An error on a qubit isn't just a simple bit-flip ( $X$ error). It could also be a phase-flip ( $Z$ error), which corrupts the superposition, or a combination of both ( $Y$ error). In fact, an error can be any continuous rotation of the qubit's state. It seems an impossible task to correct an infinite continuum of possible errors.

And yet, here lies the first miracle of quantum error correction: the principle of error discretization. Because of the underlying linearity of quantum mechanics, any arbitrary single-qubit error can be expressed as a linear combination of the three basic Pauli errors: $X$ , $Y$ , and $Z$ (and the identity, $I$ , for no error). This means that if we design a code that can successfully detect and correct just these three types of errors, it can automatically correct any small, arbitrary error! The continuous, infinite set of errors is "discretized" into a small, manageable set. The quantum measurement process itself forces the error to "choose" one of these basis error types, after which we can apply the corresponding fix.

This is a monumental simplification, but the challenge remains immense. To figure out which error occurred, we must measure "syndromes," but we must do so without disturbing the delicate quantum state itself (which would destroy the computation). This means each distinct error we wish to correct must map to a unique syndrome. For a system of $n$ qubits, there are $3n$ possible single-qubit Pauli errors ( $X$ , $Y$ , or $Z$ on any of the $n$ qubits). Therefore, a code capable of correcting them all must have at least $3n$ distinct, non-trivial syndromes. For even a modest number of qubits, this requires a significant overhead of resources.

This trade-off between the number of physical qubits ( $n$ ) and the number of protected logical qubits ( $k$ ) is captured by the quantum Hamming bound. Codes that meet this bound with equality are called "perfect" codes, representing the most efficient possible use of resources. The smallest non-trivial perfect quantum code is a gem of the theory: it encodes $k=1$ logical qubit into $n=5$ physical qubits and has a code rate of $R = k/n = 1/5$ . This number immediately tells us that protecting quantum information is costly; we need five physical qubits just to create one robust logical qubit.

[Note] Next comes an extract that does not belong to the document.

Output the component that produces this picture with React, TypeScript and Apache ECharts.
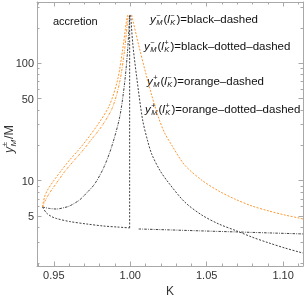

But does it work? The whole point of this elaborate scheme is to reduce the probability of error. For a code like the celebrated 7-qubit Steane code, one can calculate how physical errors translate into logical errors. If each physical qubit has a small probability $p$ of suffering an error, a logical error on the protected qubit only occurs if two or more physical qubits have errors in a way that the code cannot fix. The result is that the logical error probability, $P_L$ , scales not with $p$ , but with $p^2$ . If $p$ is small (say, $0.001$ ), $P_L$ is much smaller (on the order of $0.000001$ ). This is the great payoff: we have made our system quadratically more reliable.

Finally, we must face the ultimate recursive challenge: what if the very components performing the error correction are themselves faulty? This is the domain of fault tolerance. A single faulty CNOT gate in a syndrome measurement circuit can introduce errors that were not there before, potentially fooling the correction logic and turning a correctable situation into an uncorrectable logical error. For example, a fault in one step can propagate through the circuit, leading the decoder to apply the "wrong" correction and flip the logical qubit from $\vert0\rangle_L$ to $\vert1\rangle_L$ , dooming the computation. Designing fault-tolerant protocols, where every step of the computation (including the error correction steps) is protected from errors, is one of the highest arts in quantum engineering and a prerequisite for building a useful, large-scale quantum computer.

From the silicon chips in our pockets to the thermodynamic laws of the cosmos, from mapping the inner space of the brain to building the computers of the future, the simple, elegant idea of error correction is a universal thread. It is a profound testament to our ability to find patterns and impose order, creating pockets of astounding reliability and power in a universe that is fundamentally noisy and uncertain.